There is a very thoughtful analysis by Eitan Levy of the conflict between Women of the Wall (WOW for short – and a very symbolic acronym it is – they really want to Wow everyone) and the majority of women who usually pray there. I highly recommend you read it – since it sheds light on why there is a conflict.
One of the comments, by Rebecca White, also caught my eye and explains what I have been thinking about this issue:
“This is more than being about autonomy. It is about one group imposing an incoherent redefinition of Judaism on everyone else.
Can WoW explain why I need to make masculine soul corrections? Teffilin and Tallit are not spiritual drugs that we women are being denied the privilege of some exclusive “fix” from. These tools are to *fix* men, in fact, they are to raise the feminine within them.
Why do I need to do that? WoW need to explain why a male mitzvah (ie, a male tikkun/repair) is necessary for me and superior to my current way of praying. If you think I am oppressed and need to change and use men’s tools for soul correcting, please explain why!”
I apologize at the start for sounding condescending, but I always think of women wearing tallis and tefillin as silly. To me it is like a man putting a pillow under his shirt and saying he is pregnant. A man will never be pregnant, and as G-d has decided this is so it is obvious that he shouldn’t be. Wearing tallis and tefillin is a way for a man to improve himself spiritually. Women don’t need this mitzvah in order to improve ourselves. We have other ways to do that.
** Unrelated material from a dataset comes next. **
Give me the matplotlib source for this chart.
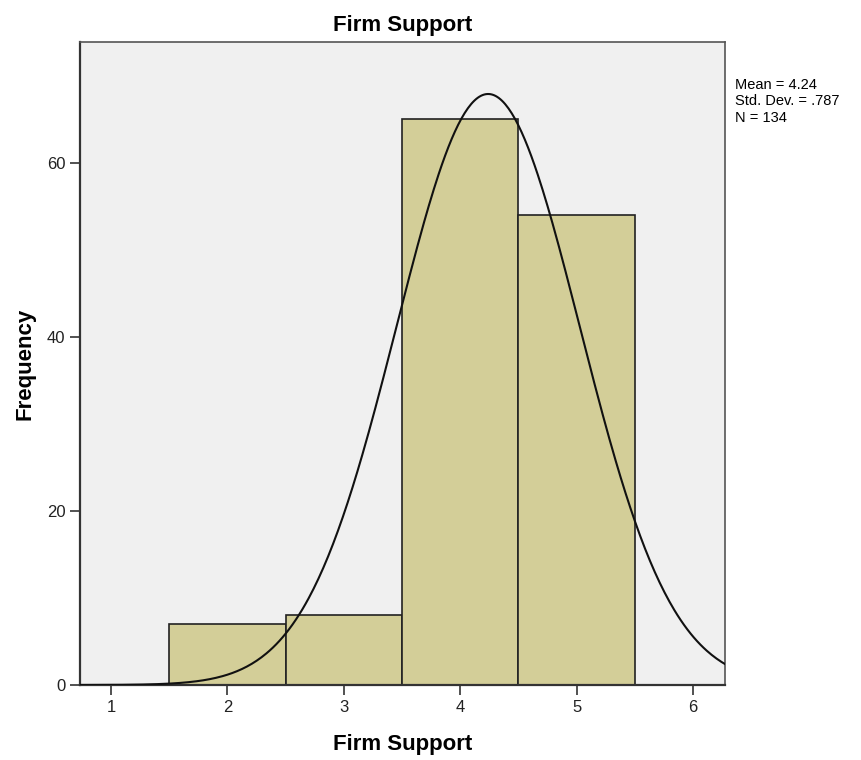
import numpy as np
import matplotlib.pyplot as plt

plt.rcParams['font.family'] = ['Liberation Sans', 'DejaVu Sans']

# histogram bins (bin width 1) and counts
bin_edges = [1.5, 2.5, 3.5, 4.5, 5.5]
counts = [7, 8, 65, 54]
mean = 4.24
std_dev = 0.787
n_total = 134

fig = plt.figure(figsize=(8.62, 7.6), dpi=100)
ax = fig.add_axes([0.0928, 0.0987, 0.7483, 0.846])
ax.set_facecolor('#f0f0f0')

ax.hist(bin_edges[:-1], bins=bin_edges, weights=counts,
        color='#d3ce98', edgecolor='#222222', linewidth=1.2, zorder=2)

# normal curve scaled to counts
x = np.linspace(0.73, 6.3, 400)
bw = bin_edges[1] - bin_edges[0]
y = n_total * bw / (std_dev * np.sqrt(2 * np.pi)) * np.exp(-0.5 * ((x - mean) / std_dev) ** 2)
ax.plot(x, y, color='#111111', linewidth=1.5, zorder=3)

ax.set_xlim(0.734, 6.275)
ax.set_ylim(0, 73.9)
ax.set_xticks([1, 2, 3, 4, 5, 6])
ax.set_yticks([0, 20, 40, 60])
ax.tick_params(axis='both', labelsize=12, color='#333333', labelcolor='#222222',
               length=7, width=1.2)

for side in ['left', 'bottom']:
    ax.spines[side].set_linewidth(1.6)
    ax.spines[side].set_color('#333333')
for side in ['top', 'right']:
    ax.spines[side].set_linewidth(1.2)
    ax.spines[side].set_color('#555555')

ax.set_title('Firm Support', fontsize=16, fontweight='bold', pad=8)
ax.set_xlabel('Firm Support', fontsize=16, fontweight='bold', labelpad=14)
ax.set_ylabel('Frequency', fontsize=16, fontweight='bold', labelpad=8)

fig.text(0.853, 0.897, f'Mean = {mean:.2f}\nStd. Dev. = .787\nN = {n_total}',
         fontsize=10.5, va='top', ha='left', linespacing=1.2)

fig.savefig('out.png', dpi=100)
There is another thing missing in this whole conflict, and I don’t really understand where it went. In Hebrew it is called Kedushat Makom – loosely translated as the holiness of place.
I did not grow up in an Orthodox home – we lit candles on Chanukah, had two Pesach seders, and went to synagogue three days a year – two days of Rosh HaShana and one of Yom Kippur. We were somewhere between completely assimilated and a little bit traditional. On the other hand, my parents had a deep respect for Orthodox Jews in general and for the synagogue itself in particular. That is why my mother would stop at the entrance of the (Conservative) synagogue to put one of those cute little doily things on her hair before sitting down (next to my father of course) to pray. She didn’t cover her hair in general- but she respected the fact that this is what women should do in this type of place. She had a respect for what was appropriate, and was willing to change her normal way of dress as a sign of this respect.
What happened to this very simple understanding? Why do the Women of the Wall not understand this concept?